Als Schriftstellerin wird sie von manchen als Autorin für Frauen oder Pfarrer abqualifiziert, doch damit tut man ihr unrecht. Es sind hintergründige Bücher mit viel Weisheit (zuletzt 1995, Mitgefühl als Weg zum Frieden: Gespräche mit dem Dalai Lama). Bei Bruder Feuer lässt sie einen Zeitschriften-Journalisten erzählen, der eine Reportage über einen Franz Bernardone machen soll, der in den Bergen bei Assisi eine christliche Kommune gegründet hat. Luise Rinser versetzt die Handlung um den heiligen Franziskus in die Gegenwart, und das funktioniert unerwartet gut.

Franz war der Sohn eines reichen Tuchhändlers, kämpfte für die Staufer (Friedrich II. wurde 1220 dann Kaiser bis zu seinem Tod 1250), kam ins Gefängnis, erlebte eine Bekehrung, verschenkte sein Erbe und schloss sich den Armen an. Er liebte die Tiere, überhaupt die Natur und das asketische Leben; er war der erste Grüne, könnte man sagen. Geboren war er 1181, und er starb 1226.

Der Journalist tut sich also in Assisi um und zieht Informationen über den seltsamen Heiligen ein. Plötzlich ist man selbst mitten drin und ahnt das Revolutionäre: Da lehnt einer radikal die Konsumwelt ab und ist ein radikaler Christ, so radikal, dass es sogar Priestern und Bischöfen mulmig wird. Verführerische Frauen hält er sich auf Distanz, nur Klara von Assisi (1194-1253) wurde zu seiner Herzensfreundin und Mitstreiterin.

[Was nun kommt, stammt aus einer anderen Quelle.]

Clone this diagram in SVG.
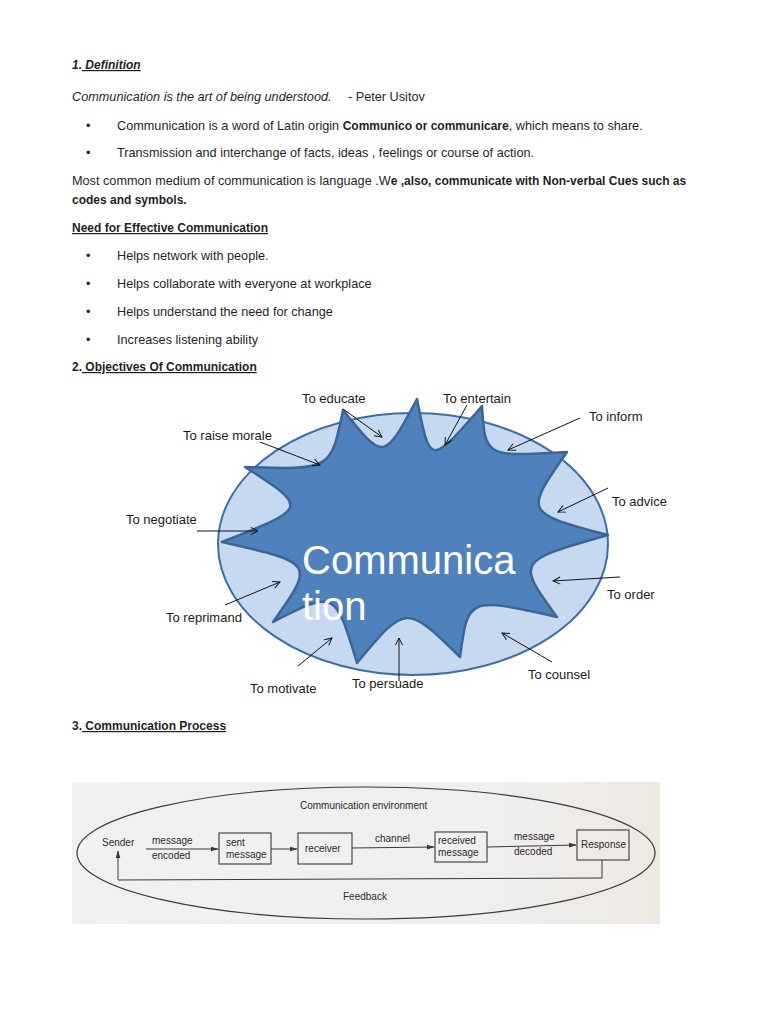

So also könnte das Christentum aussehen, denkt man sich. Anstößig, umstürzend, weltverändernd. Die anderen lieben, alles verschenken, eine neue Welt aufbauen, in der Respekt und Hilfsbereitschaft zählen. Der heutige Papst ist der erste, der sich nach Franziskus benannte: Francesco. Er versucht auch, eine neue Schlichtheit zu predigen. Der Mann aus Assisi gründete den Franziskaner-Orden, der sich auch vielen Widerständen gegenübersah, und auch Teresa von Avila musste kämpfen, um ihren Orden (die Karmelitinnen) zu gründen.

Alles schleppt sich so dahin, man versumpft allmählich im Luxus und in den Gütern, und dann kommt einer daher und sagt: halt! So war das nicht gedacht. Hier muss Strenge her, ein neuer Anfang – wir müssen zurück zu den Wurzeln, das wird zwar wehtun, aber nur so kommt der Geist zu uns, der in der Lehre verborgen liegt.

Ein Kommentar zu “Bruder Feuer”

  1. Christine

    ‚Bruder Feuer‘ ist toll, wie übrigens auch ‚Mirjam‘: religöse Gestalten einmal anders gesehen.